The millennial generation is entering the professional world with bright eyes. This is an exciting time for the creative and independent thinkers who are bringing innovative ideas for change. However a downfall to this confidence is the lack of fear, especially when it comes to health. The entrepreneur working 90 hours a week is a dreamer, but doesn’t think about the repercussions of stress building up. Many millennials do not view health insurance as necessary given their young invincible health, but it only takes one accident to be faced with medical debt that drives you into bankruptcy. Here are some options that you may not know about.
You can stay, or get back under your parents’ plan if you are still under 26.
Most universities/colleges offer health plans for students who are not covered. They will meet the minimum requirement for the Affordable Care Act.
Buying your Own Plan
There are options to buying your own plan. If you are a part of the 8 out of 10 people eligible for subsidies, you will have an affordable plan. The typical cost for someone within this group is $50 – $100 monthly.
An affordable option is the “Catastrophic” health plan. This is a plan with a high deductible, but low monthly payments. This is a plan that is meant for major incidents only, such as accidents or illness.
Keep in mind the “one catch” clause if you are claimed as a dependent. In this situation you still have the ability to purchase your own plan, however you will not qualify for savings based on monthly household income.
Typically it’s a quick application process for if you’re single or have a typical family arrangement. It will take very little time to find out whether or not you will receive subsidies.
Medicaid & CHIP
If you have low-income or find yourself in certain a life situation, you may qualify for free or low-cost Medicaid.
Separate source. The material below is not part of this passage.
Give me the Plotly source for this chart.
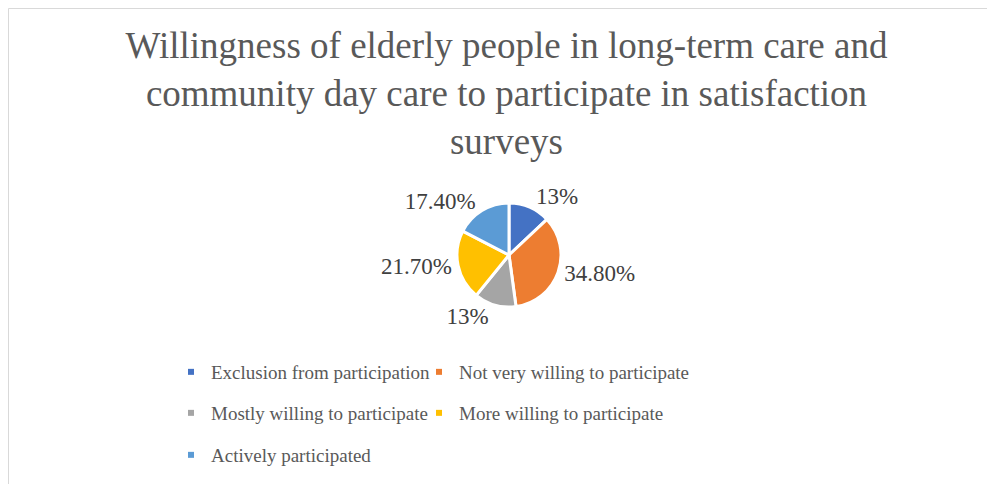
import plotly.graph_objects as go

categories = ["Exclusion from participation", "Not very willing to participate",
              "Mostly willing to participate", "More willing to participate",
              "Actively participated"]
values = [13, 34.8, 13, 21.7, 17.4]
value_labels = ["13%", "34.80%", "13%", "21.70%", "17.40%"]
colors = ["#4472C4", "#ED7D31", "#A5A5A5", "#FFC000", "#5B9BD5"]
title_text = ("Willingness of elderly people in long-term care and<br>"
              "community day care to participate in satisfaction<br>surveys")

SERIF = "Liberation Serif, Times New Roman, serif"
W, H = 995, 484
OFF = 8  # page body margin offset of the figure
cx, cy, r = 509 - OFF, 255 - OFF, 52

# legend grid (page px): text left edges per column, row centres
col_text_x = [211, 459]
row_y = [372, 413, 455]
legend_ids = ["legend", "legend2", "legend3", "legend4", "legend5"]

fig = go.Figure()
fig.add_trace(go.Pie(
    labels=categories, values=values, text=value_labels,
    textinfo="text", textposition="outside",
    sort=False, direction="clockwise", rotation=0,
    marker=dict(colors=colors, line=dict(color="white", width=3)),
    textfont=dict(family=SERIF, size=23, color="#404040"),
    outsidetextfont=dict(family=SERIF, size=23, color="#404040"),
    domain=dict(x=[(cx - r) / W, (cx + r) / W], y=[(H - cy - r) / H, (H - cy + r) / H]),
    showlegend=False, hoverinfo="label+percent",
))

legend_layout = {}
for i, (cat, col, lg) in enumerate(zip(categories, colors, legend_ids)):
    fig.add_trace(go.Scatter(
        x=[None], y=[None], mode="markers", name=cat, legend=lg,
        marker=dict(symbol="square", size=6, color=col),
        showlegend=True,
    ))
    legend_layout[lg] = dict(
        orientation="h", xanchor="left", yanchor="middle",
        x=(col_text_x[i % 2] - OFF - 40) / W, y=1 - (row_y[i // 2] - OFF) / H,
        bgcolor="rgba(0,0,0,0)",
        font=dict(family=SERIF, size=19, color="#595959"))

fig.update_layout(
    width=W, height=H,
    margin=dict(l=0, r=0, t=0, b=0),
    paper_bgcolor="white", plot_bgcolor="white",
    font=dict(family=SERIF, color="#595959"),
    xaxis=dict(visible=False), yaxis=dict(visible=False),
    title=dict(text=title_text, x=(506.5 - OFF) / W, xanchor="center",
               y=1 - (58 - OFF) / H, yanchor="top",
               font=dict(family=SERIF, size=37, color="#595959")),
    shapes=[dict(type="rect", xref="paper", yref="paper",
                 x0=0.5 / W, x1=1.02, y0=-0.02, y1=1 - 0.5 / H,
                 line=dict(color="#D9D9D9", width=1))],
    **legend_layout,
)

fig.write_html("out.html")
The most common life situations that allow you to qualify include: disability, children, and some family circumstances like pregnancy.
Even if you do not qualify for Medicaid, your children may still qualify for the Children’s Health Insurance Program (CHIP). Make sure to check out the website to find out if they qualify.
Some states have expanded Medicaid so that you can qualify based solely on income. Among the states that have grown Medicaid, the average yearly income for individuals is around $16,500 and married couples without children are $22,000 in 2016.
The choice inevitably is yours, however if you decide not to purchase coverage through one form or another you will be penalized in your federal tax return if you do not qualify for an exemption. The penalty for tax year 2016 is the greater of 2.5% of your annual household income or $695 for an adult, $347.50/child. For tax year 2017, the percentage penalty stays at 2.5%, but the flat fee will be adjusted to match inflation.
The millennial generation is reshaping the world, but that doesn’t protect against illness or accidents. Carefully consider your options when purchasing health insurance and consult with a professional, such as a health insurance broker or free navigator if you find yourself lost.